私は昼だけヘルプをする要員なので正直食堂の全てのメニューを把握しているわけではない。
そんな弱みが出た日だった。
チーズ揚げ、ヨーグルトドリンク、パン、チーズ。
そんな会計だったと思う。
たった4点で10ユーロくらいになったのでお客さんの学生さんが言ったのだ。
「これだけで10ユーロもするの!?レシートちょうだい」
そう言われたら私は押し間違えたかな、と一瞬心臓がドキッとした。
しかしこれは最も簡単な組み合わせの会計。
うん、間違えていない。
マジなのだ。
私は決済画面を彼女に見せた。
ヨーグルトドリンク(2.25ユーロ:量が少ない割に高い)
チーズ揚げ(2.25ユーロ:揚げ物の中で2番目に高い)
パン(1ユーロ弱)
チーズ(1ユーロ弱)
この食堂は学食だから安いというわけではなく、ごく普通の値段だ。
だから家から持ってきた食材にプラスアルファするために目玉焼きだけ購入したりスープだけ購入するお客さんが多い。

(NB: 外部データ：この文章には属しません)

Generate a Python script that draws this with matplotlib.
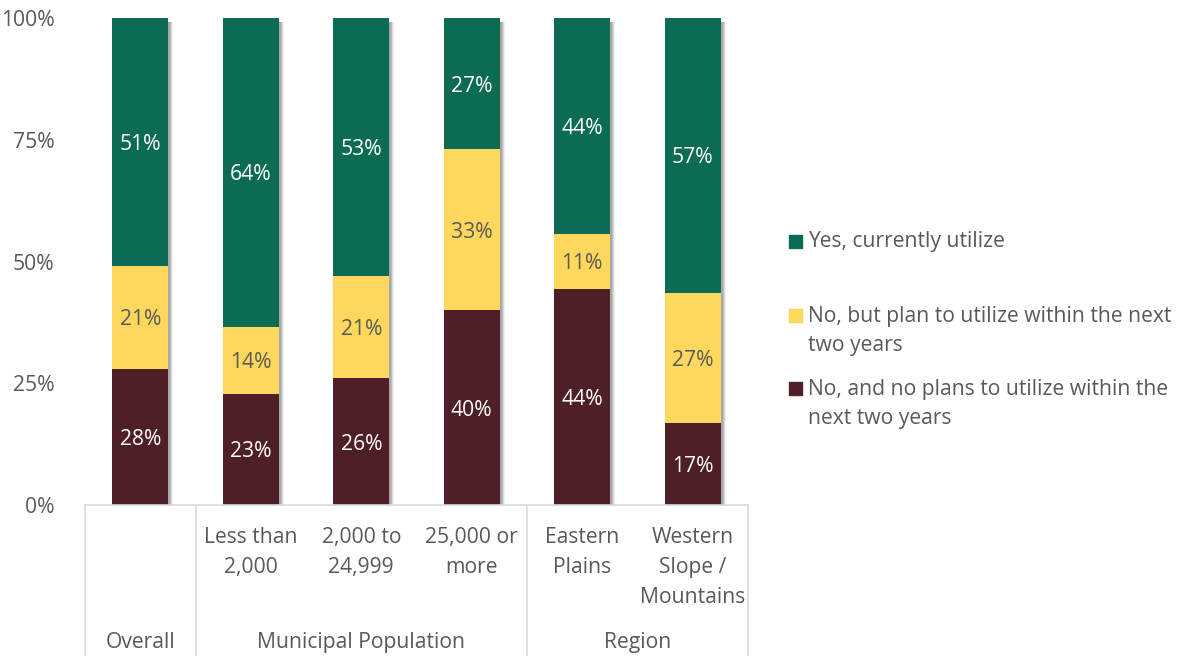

4つで10ユーロなんてクロケット(2.5ユーロ)がないから安い方とも言える。
私はPOSレジのタッチパネル画面をくるりと彼女の方に向けた。
「ええと、これがヨーグルトドリンクでこれがチーズ揚げね」
するとレジの近くで補充作業をしていた本来のレジ係が応戦してくれた。
「そんなに買ったら10ユーロするわよ!」
すげぇ。
お客様に対する言葉じゃねぇ。
すると学生さんは「そうなんだ・・・」といささか不服そうではあったが食い下がった。
私は親切丁寧に彼女に一個一個値段を見せようとしていたが、そんなことしていたら長蛇の列になってしまう。
私「ありがとう」
レジ係「いいってことよ。結構言われるよね、これだけなのにこんなにするの!?って」
「言われるね」
「あんたら医者なんだから文句言わず払えよって思うよね。給料高いじゃん?」
あまりにあっけらかんとしていて爆笑してしまった。
それは考えたことはなかったが、確かにメインの客層は医学生か医者である。
「そんだけ買ったら10ユーロするわよ」
「いい給料もらってんだから払えよ」
というオランダ語を覚えようと思った。
背負い投げされるかもしれないので受け身も覚えておこうと考えている。